On the face of it, we should be able to narrow down our estimates of the sensitivity of the climate to the greenhouse effect and cloud feedbacks by checking with the real world. The past century has seen a rise in global temperatures of around 0.6 °C, most of it during the past 50 years when we have good records of CO2 concentrations in the atmosphere. But such analysis is not so simple.

For one thing, the impact of greenhouse gases on air temperature is not instant. There are delays of several decades in the system while, for instance, heat is redistributed between the atmosphere and the oceans. Then there is natural temperature variability, caused by changes in solar radiation and volcanic eruptions. The final complication is that greenhouse gases are not the only source of human influence over atmospheric temperatures.

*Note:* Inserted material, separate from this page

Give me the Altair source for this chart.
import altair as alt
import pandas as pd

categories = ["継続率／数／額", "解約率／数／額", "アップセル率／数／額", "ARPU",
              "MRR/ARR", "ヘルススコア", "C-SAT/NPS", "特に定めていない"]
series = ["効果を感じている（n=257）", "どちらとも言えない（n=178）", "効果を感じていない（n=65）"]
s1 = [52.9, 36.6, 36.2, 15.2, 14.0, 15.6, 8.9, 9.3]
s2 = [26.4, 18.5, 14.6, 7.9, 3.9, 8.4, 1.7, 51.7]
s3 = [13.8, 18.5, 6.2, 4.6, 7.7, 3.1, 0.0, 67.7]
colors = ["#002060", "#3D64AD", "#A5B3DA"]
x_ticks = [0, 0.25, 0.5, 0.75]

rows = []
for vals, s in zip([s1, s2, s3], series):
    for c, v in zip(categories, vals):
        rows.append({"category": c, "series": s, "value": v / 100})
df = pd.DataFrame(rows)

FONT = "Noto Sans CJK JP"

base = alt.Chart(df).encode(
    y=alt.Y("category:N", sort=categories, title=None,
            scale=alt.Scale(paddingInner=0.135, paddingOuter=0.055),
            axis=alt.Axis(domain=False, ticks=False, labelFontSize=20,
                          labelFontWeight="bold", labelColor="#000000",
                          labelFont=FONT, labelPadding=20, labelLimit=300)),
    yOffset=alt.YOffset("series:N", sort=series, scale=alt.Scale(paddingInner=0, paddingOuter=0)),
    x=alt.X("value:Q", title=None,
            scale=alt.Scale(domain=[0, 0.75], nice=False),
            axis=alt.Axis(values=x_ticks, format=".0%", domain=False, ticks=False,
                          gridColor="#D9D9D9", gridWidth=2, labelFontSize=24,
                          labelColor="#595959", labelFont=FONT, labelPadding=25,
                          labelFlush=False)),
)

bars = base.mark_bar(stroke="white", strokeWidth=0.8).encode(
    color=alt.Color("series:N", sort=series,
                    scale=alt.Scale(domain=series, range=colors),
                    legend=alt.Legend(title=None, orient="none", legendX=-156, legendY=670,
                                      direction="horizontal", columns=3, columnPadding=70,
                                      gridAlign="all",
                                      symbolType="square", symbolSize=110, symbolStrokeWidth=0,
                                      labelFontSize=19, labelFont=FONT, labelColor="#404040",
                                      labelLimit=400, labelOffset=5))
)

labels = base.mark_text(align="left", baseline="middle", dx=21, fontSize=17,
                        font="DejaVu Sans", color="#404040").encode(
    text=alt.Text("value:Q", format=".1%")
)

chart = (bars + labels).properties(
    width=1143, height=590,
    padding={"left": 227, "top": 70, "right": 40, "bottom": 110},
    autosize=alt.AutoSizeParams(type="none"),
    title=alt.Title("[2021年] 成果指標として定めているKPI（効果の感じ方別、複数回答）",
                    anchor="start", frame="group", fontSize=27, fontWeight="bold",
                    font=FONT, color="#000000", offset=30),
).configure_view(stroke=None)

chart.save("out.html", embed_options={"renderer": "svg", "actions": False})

As well as pumping gases into the atmosphere, we are also filling it with huge volumes of microscopic particles, mostly from burning forests, crop waste and fossil fuels. Depending on their characteristics, these aerosols can scatter or absorb solar radiation and may influence the formation, colour and reflectivity of clouds. The precise nature of their involvement in global temperature has been hotly disputed for a decade. But most researchers now believe that the dominant effect of these aerosols is to suppress warming by shading the planet.

"We are dealing with a coiled spring, with temperatures being held back by aerosols," says Solomon. "If you shut off aerosols, temperatures would increase rapidly, but we don't yet know exactly how coiled the spring is." The best guess until recently was that this "parasol effect" was holding back a quarter of the warming so far, or about 0.2 °C. But critics say this calculation is little more than a guess. The first efforts at directly measuring the parasol effect suggest the spring may be much more tightly coiled. In an assessment last year, Nobel prize-winning atmospheric chemist Paul Crutzen argued that aerosols could be disguising between half and three-quarters of present warming (New Scientist, 7 June 2003, p 7). That suggests the coiled spring is already holding back warming of anything up to 2 °C. "The two major pollutants have been almost cancelling each other out," says Cox.

This is doubly bad news. First because it shows that cleaning up aerosols would release a burst of warming. But secondly, it suggests that the climate system is much more sensitive to greenhouse gases than we thought. Crutzen's estimate would put the true warming effect of doubling CO2 at between 7 and 10 °C, which Murphy's graph predicts, albeit at a low probability.

Some climate scientists find these new figures disturbing not just for what they suggest about the atmosphere's sensitivity to greenhouse gases, but also because they undermine existing predictions. Uncertainty about those predictions is stopping politicians from acting to halt global warming. So, they argue, even suggesting that the model results are less certain could be politically dangerous.

But other climate scientists fear creating a spurious certainty about climate change. Since we don't know what the future holds, they say, we shouldn't claim to know. These people see the predictions of climate models as less like a weather forecast and more like a bookmaker setting odds for a high-stakes horse race. There are no "dead certainties". They say that humanity has to act prudently and hedge its bets about future climate change in the absence of certainty. We will, they argue, never be able to see through the clouds, and politicians will just have to accept that.